Folks, this is an EXCELLENT problem to have. Heres’ the thing — a school becomes excellent because people with resources (e.g. money to donate, time to work within the school, the ability to write a grant and negotiate paperwork, the ability to organize fundraising, talent to plant a garden pr paint a wall, connections to others with resources who can widen the circle of interest about the school, etc) send their ids to that school and then get involved in it. I know PS 321 is supposed to be the Holy Grail of public school, and I mean no disrespect to that school, but there are other schools that are excellent, and more importantly, there are schools that need help that you can make a difference in. Then, not only do YOUR kids get a great education that you were instrumental in creating, but other kids whose families have fewer resources also benefit. This is an opportunity of riches! I just finished reading Sandra Tsing-Loh’s book “Mother On Fire” which recounts her experience with the LA Public School system (and private schools in LA) and I really recommend it. It lit a fire under me for sure.
Cobblehook:
There is nothing luxurious about these condos. The only thing that is luxurious about them is they are newly constructed in a city where the vast majority of the people live in apartments built a long time ago.

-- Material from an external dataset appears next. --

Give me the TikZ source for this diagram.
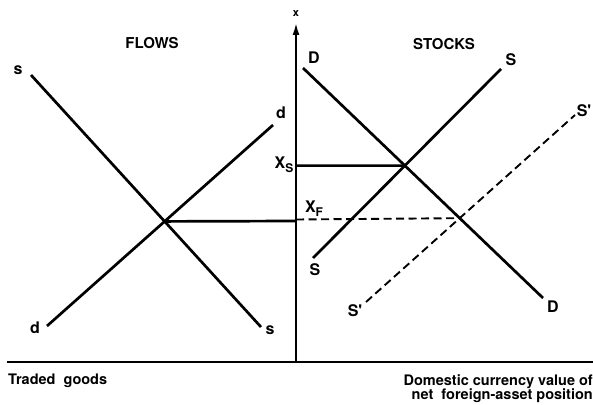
\documentclass[tikz,border=0pt]{standalone}
\usepackage{fontspec}
\setmainfont{TeX Gyre Heros}
\usetikzlibrary{arrows.meta}
\begin{document}
\begin{tikzpicture}[x=1pt,y=-1pt,
  curve/.style={line width=2.7pt},
  dcurve/.style={line width=1.9pt,dash pattern=on 8pt off 4.5pt},
  axisline/.style={line width=1.8pt},
  lbl/.style={font=\bfseries\fontsize{16}{16}\selectfont,inner sep=0pt},
  title/.style={font=\bfseries\fontsize{15}{16}\selectfont,inner sep=0pt},
  captext/.style={font=\bfseries\fontsize{14.5}{13}\selectfont,inner sep=0pt,align=right}]
\useasboundingbox (0,0) rectangle (593,404);
% axes
\coordinate (O) at (296,362);
\coordinate (Top) at (296,23);
\coordinate (L) at (7,362);
\coordinate (R) at (593,362);
\draw[axisline] (L) -- (R);
\draw[axisline,-{Latex[length=12pt,width=7pt]}] (O) -- (Top);
\node[lbl,font=\bfseries\fontsize{11}{11}\selectfont] (xlab) at (296,14) {x};
% titles
\node[title] (flows) at (152,43) {FLOWS};
\node[title] (stocks) at (444,44) {STOCKS};
% flows curves
\coordinate (s1) at (31,75);
\coordinate (s2) at (261,327);
\coordinate (d1) at (47,326);
\coordinate (d2) at (273,125);
\draw[curve] (s1) -- (s2);
\draw[curve] (d1) -- (d2);
\coordinate (EF) at (intersection of s1--s2 and d1--d2);
\coordinate (EFax) at (296,221);
\draw[curve] (EF) -- (EFax);
\node[lbl] (sl1) at (18,70) {s};
\node[lbl] (sl2) at (270,330) {s};
\node[lbl] (dl1) at (35,328) {d};
\node[lbl] (dl2) at (281,113) {d};
% stocks curves
\coordinate (D1) at (303,68);
\coordinate (D2) at (543,298);
\coordinate (S1) at (313,258);
\coordinate (S2) at (501,69);
\coordinate (Sp1) at (366,302);
\coordinate (Sp2) at (575,115);
\draw[curve] (D1) -- (D2);
\draw[curve] (S1) -- (S2);
\draw[dcurve] (Sp1) -- (Sp2);
\coordinate (ES) at (intersection of D1--D2 and S1--S2);
\coordinate (ESp) at (intersection of D1--D2 and Sp1--Sp2);
\coordinate (XSax) at (296,165.6);
\coordinate (XFax) at (296,219.5);
\draw[curve] (XSax) -- (ES);
\draw[dcurve] (XFax) -- (ESp);
\node[lbl] (Dl1) at (314,58) {D};
\node[lbl] (Dl2) at (553,307) {D};
\node[lbl] (Sl1) at (511,60) {S};
\node[lbl] (Sl2) at (315,270) {S};
\node[lbl] (Spl1) at (584,111) {S\textquotesingle};
\node[lbl] (Spl2) at (355,311) {S\textquotesingle};
\node[lbl] (XS) at (284,165) {X\raisebox{-4pt}{\fontsize{12}{12}\selectfont S}};
\node[lbl] (XF) at (314,209) {X\raisebox{-4pt}{\fontsize{12}{12}\selectfont F}};
% captions
\node[captext,anchor=north west] (traded) at (8,374) {Traded\ \ goods};
\node[captext,anchor=north east] (dom) at (593,374) {Domestic currency value of\\net\ \ foreign-asset position};
\end{tikzpicture}
\end{document}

Shortages result in higher prices. If and when we have massive crop failures and the price of food increases ten-fold, are you going to start calling basic staples luxury goods simply because they are expensive? What if the price of gasoline jumps to $10 a gallon after Bush decides to bomb Iran? Will gasoline become a luxury good?
it wasn’t unpredictable at all – the DOE won’t build more schools because other schools in some of the areas not just because of shortsightedness but because of an explicit plan that the overflow from popular, overcrowded schools (e.g., 321) will have no choice but to send their kids to less popular (or outright unpopular) schools in the same district. didn’t klein say as much in the interview b’stoner posted a while back?